» PROBLEM TO WORK ON
Search the data for the string "this" and extract every line where it appears.

Charts and diagrams as code:
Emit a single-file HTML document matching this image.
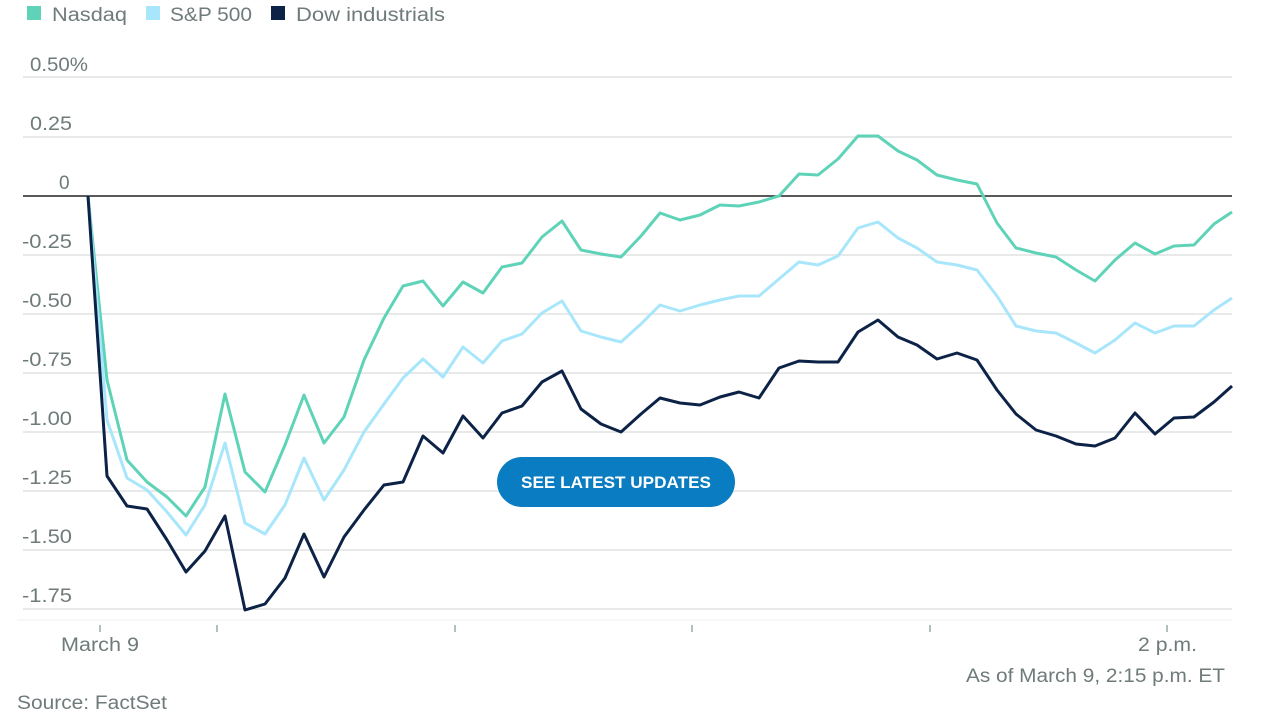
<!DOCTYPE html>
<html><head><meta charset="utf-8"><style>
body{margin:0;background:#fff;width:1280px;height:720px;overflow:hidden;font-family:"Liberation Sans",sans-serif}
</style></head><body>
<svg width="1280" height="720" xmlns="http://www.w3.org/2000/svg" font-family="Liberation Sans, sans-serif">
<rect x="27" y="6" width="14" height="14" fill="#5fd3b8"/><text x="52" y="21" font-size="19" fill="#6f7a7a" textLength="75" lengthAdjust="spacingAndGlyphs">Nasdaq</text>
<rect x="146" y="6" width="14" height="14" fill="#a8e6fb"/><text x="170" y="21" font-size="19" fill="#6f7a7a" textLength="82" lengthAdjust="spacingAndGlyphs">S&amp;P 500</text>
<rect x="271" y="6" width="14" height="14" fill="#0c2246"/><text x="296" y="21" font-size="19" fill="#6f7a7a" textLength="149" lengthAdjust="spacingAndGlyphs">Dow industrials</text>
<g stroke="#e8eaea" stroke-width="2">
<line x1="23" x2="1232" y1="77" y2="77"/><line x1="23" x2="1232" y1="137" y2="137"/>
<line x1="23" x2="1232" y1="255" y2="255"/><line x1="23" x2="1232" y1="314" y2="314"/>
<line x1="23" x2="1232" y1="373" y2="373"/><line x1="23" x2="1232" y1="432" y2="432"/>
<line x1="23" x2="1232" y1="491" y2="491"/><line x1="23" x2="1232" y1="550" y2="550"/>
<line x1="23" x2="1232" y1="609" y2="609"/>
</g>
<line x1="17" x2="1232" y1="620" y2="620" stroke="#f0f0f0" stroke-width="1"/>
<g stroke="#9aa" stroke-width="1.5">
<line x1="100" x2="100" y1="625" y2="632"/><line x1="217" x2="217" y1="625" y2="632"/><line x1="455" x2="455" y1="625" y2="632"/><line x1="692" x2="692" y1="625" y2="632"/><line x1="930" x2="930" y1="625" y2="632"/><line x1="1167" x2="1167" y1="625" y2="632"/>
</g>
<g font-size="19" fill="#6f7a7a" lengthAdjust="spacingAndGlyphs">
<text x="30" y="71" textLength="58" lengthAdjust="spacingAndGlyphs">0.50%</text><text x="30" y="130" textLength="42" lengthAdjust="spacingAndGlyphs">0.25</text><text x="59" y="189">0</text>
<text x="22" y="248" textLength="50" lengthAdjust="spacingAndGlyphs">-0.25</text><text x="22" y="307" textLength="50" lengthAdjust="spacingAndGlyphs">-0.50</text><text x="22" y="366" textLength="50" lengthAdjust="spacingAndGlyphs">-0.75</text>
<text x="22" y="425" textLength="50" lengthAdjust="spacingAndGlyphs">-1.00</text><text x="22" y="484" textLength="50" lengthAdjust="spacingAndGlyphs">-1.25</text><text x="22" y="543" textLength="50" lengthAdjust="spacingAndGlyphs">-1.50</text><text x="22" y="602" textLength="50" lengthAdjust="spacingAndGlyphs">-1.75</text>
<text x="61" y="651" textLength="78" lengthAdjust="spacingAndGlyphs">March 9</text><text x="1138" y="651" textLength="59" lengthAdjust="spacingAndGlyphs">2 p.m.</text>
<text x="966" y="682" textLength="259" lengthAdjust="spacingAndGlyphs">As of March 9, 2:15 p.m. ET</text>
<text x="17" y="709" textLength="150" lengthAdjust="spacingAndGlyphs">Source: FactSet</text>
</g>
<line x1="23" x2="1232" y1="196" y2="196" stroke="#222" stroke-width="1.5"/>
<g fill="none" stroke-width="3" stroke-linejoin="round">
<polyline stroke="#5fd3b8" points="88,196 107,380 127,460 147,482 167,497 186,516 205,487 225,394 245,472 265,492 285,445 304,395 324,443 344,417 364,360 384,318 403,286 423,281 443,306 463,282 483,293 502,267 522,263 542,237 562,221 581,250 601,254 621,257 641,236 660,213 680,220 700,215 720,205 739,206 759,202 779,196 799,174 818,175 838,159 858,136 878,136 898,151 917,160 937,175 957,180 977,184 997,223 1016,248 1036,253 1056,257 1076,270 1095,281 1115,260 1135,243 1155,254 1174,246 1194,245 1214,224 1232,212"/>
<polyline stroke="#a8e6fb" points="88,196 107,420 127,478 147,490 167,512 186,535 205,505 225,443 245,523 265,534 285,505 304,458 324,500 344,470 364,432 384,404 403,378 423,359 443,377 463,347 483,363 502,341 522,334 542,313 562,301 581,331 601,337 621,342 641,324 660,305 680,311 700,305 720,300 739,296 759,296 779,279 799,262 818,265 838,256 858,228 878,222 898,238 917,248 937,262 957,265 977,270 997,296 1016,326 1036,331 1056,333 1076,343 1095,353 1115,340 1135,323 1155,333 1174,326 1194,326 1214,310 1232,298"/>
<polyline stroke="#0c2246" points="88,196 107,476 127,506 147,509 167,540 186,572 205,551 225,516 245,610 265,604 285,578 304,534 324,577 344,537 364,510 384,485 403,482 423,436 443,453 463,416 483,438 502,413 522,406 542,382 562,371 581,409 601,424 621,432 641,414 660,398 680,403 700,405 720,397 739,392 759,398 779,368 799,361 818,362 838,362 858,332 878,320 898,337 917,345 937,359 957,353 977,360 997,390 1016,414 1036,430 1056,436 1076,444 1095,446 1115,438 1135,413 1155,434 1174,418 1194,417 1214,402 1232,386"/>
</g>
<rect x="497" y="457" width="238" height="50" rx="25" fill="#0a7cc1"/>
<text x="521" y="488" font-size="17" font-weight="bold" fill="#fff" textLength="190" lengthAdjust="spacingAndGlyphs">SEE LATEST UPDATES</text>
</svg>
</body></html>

* * *

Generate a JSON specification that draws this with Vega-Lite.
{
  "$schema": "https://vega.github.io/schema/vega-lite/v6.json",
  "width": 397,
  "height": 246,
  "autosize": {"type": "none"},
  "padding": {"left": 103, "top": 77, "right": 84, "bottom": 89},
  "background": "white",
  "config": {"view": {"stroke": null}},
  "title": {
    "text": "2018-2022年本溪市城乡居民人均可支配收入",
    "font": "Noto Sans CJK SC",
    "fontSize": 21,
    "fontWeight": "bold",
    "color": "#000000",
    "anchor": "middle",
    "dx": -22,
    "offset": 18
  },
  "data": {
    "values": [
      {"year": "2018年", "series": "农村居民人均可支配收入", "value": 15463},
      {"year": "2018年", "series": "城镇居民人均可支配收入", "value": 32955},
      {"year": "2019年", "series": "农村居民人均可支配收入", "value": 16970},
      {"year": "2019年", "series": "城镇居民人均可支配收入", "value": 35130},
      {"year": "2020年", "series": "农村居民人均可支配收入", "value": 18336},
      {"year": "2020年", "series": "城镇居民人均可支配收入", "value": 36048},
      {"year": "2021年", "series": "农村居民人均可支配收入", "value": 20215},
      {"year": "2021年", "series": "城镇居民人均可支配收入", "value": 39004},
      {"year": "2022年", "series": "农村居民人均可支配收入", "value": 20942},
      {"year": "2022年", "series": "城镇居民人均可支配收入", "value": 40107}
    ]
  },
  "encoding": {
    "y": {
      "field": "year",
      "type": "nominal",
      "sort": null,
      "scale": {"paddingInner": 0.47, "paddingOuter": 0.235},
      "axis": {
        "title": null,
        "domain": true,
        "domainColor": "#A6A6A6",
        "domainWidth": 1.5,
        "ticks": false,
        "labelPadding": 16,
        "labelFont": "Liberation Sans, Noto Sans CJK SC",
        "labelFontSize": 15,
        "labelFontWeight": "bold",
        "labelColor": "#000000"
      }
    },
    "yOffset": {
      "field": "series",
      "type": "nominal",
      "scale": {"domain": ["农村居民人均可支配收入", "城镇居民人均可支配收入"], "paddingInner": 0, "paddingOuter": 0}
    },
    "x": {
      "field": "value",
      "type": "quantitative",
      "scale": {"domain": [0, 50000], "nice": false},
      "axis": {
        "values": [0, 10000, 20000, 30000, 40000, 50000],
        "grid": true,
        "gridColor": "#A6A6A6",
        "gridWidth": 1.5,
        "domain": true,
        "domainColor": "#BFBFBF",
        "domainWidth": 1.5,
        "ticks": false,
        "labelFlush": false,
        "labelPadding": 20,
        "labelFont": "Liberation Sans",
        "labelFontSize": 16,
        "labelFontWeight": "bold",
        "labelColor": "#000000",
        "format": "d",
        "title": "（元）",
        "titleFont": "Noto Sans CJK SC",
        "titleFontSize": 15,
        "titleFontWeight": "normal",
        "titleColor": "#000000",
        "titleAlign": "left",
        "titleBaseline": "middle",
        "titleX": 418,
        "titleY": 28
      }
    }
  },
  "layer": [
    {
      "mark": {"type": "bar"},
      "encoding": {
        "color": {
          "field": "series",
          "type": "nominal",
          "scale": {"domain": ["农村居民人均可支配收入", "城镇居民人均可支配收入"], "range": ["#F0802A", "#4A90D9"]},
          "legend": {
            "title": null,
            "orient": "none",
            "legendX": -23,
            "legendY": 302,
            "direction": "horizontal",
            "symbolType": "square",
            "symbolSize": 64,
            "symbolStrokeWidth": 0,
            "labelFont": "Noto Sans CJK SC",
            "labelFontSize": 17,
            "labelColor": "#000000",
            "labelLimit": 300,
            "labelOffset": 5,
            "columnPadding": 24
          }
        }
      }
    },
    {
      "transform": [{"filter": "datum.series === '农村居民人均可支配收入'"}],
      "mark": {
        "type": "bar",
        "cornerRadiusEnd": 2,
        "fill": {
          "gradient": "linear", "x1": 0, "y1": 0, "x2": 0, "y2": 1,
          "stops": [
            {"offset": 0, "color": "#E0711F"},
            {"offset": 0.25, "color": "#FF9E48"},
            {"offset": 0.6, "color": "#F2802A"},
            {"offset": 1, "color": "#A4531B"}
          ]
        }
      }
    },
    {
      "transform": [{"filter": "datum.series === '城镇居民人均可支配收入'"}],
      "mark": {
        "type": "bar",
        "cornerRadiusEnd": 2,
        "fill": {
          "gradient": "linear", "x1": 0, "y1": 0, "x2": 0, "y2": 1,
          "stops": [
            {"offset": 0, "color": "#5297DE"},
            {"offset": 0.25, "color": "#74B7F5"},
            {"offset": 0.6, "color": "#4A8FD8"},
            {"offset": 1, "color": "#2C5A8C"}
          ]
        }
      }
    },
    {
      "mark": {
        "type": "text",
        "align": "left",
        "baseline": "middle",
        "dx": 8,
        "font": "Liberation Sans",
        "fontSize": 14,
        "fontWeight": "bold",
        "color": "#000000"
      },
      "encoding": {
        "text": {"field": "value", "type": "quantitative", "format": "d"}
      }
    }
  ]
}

» SOLUTION TO THE EXERCISE
Emit a single-file HTML document matching this image.
Generate a JSON specification that draws this with Vega-Lite.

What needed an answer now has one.